State electorates are different. Georgia’s young voters backed debt relief when Mr. Warnock championed it in his first campaign in 2020. They will be needed again if he hopes to win against his Republican opponent, Herschel Walker. The enthusiasm of young voters for the plan loaded up TikTok with gushing videos.
On the other hand, the backbone of the Democratic Party in Nevada has long been the Culinary Workers Union and Service Employees International Union, whose work force is mostly in roles that do not require college degrees.

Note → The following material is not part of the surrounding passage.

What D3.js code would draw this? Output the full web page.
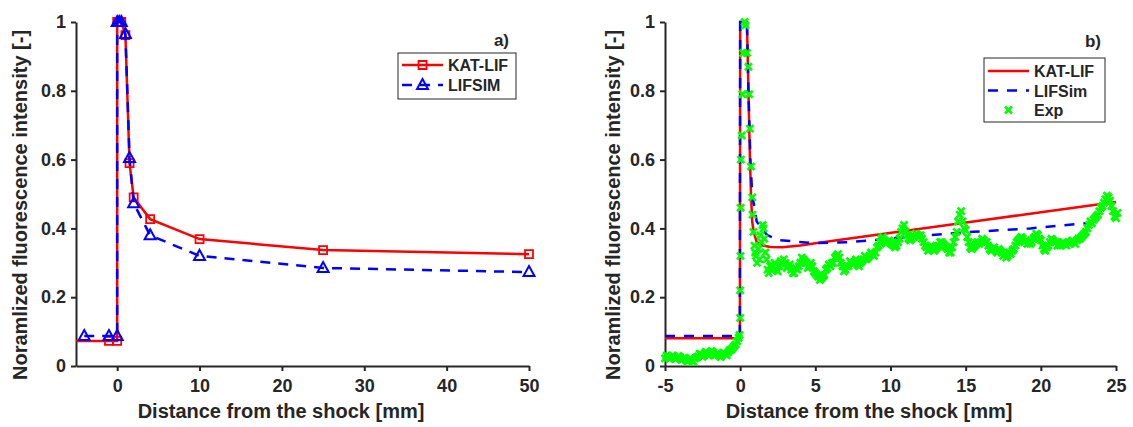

Mr. Ryan’s opposition was an open appeal to the three-quarters of Ohioans without college degrees who might feel left out by a policy that could cost the government hundreds of billions of dollars in lost loan repayment.
It was also a response to his Republican opponent, J.D. Vance, who went on Fox News to declare, “If you want to give student debt relief, you should penalize the people who have benefited from this very corrupt system, not ask plumbers in Ohio to subsidize the life decisions of college-educated young people, primarily young people who are going to make a lot of money over the course of their lifetime anyway.”
Izzi Levy, a Ryan campaign spokesman, said the candidate’s position was “not just being contrarian.”
But other candidates in difficult races did not feel compelled to issue such criticism. Mr. Warnock claimed credit for “pushing the Biden administration since my swearing in” to make the move, which he said was only a “first step.”
“This announcement will help many Georgians, some of whom have been struggling with debt for decades, get their financial footing, and it will help keep our economy strong and growing,” he said in a statement.
Mr. Kelly in Arizona saw the president’s order not Mr. Warnock’s “first step” but as a sign of moderation. And he came to the opposite conclusion of Mr. Ryan, saying the Biden order was “more targeted than past proposals to cancel all student debt” and was “directed at those who need it most, including relief for those who attended a community college.”
Republicans saw no such divisions. They all castigated the president’s announcement. Senator Marco Rubio, a Republican running for re-election in Florida against Representative Val B. Demings, promoted, as an alternative, legislation he has introduced to eliminate interest on federal student loans.
“Forgiving student loan debt isn’t free,” he said in a statement. “It means the 85 percent of Americans with no undergraduate debt from college will be carrying the burden for those that do. That is not a relief, it is an unfair burden to place on working families.”